Wednesday, April 16, 2008

House Closes Retirement System Loophole

A loophole that allows some state workers to obtain greater retirement benefits than they ever earned as a state employee was closed today by the House of Representatives.


Senate Bill 1641, by state Rep. Dan Sullivan, would ensure that elected officials will not receive retirement benefits "greater than their single highest annual compensation received as a member of the Oklahoma Public Employees Retirement System."

"Elected officials should not be earning more in
retirement than they earned while serving," said
Sullivan, R-Tulsa. "These excessive benefits
are being paid for on the backs of the hardworking
state employees that work for these officials. Our
pension system cannot continue to support these
unfair retirement benefits, particularly when so
many of our retired state employees are living
paycheck to paycheck."

Under existing law elected officials can pay a 10
percent contribution rate and elect to receive a
4 percent multiplier in their pension calculation
formula. In contrast, regular state employees pay
a 3.5 percent contribution rate and receive a 2
percent multiplier.

However, if an individual who worked for state or
county government retires as an elected official
with at least six years of elected service, that person
can have his or her benefit calculated using the 4
percent multiplier for all years of service, including
years when the individual was not in elective office
and paid only the 3.5 percent contribution rate.

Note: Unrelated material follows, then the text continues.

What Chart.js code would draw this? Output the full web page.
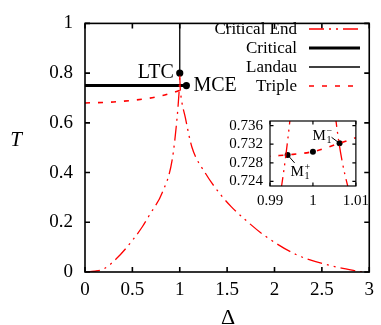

Officials have indicated that more than 500 people
receive enhanced benefits because of the loophole,
which is costing the state hundreds of thousands of
dollars each year.

The most famous beneficiary of the loophole may be
former Auditor and Inspector Clifton Scott, who now
draws a pension of nearly $147,000 for a job that
paid $83,510.

Under Senate Bill 1641, benefits would be calculated
using the higher multiplier for only the years of service
in elective office.

Senate Bill 1641 passed out of the House by a vote of
58-41 and now returns to the Senate for final approval.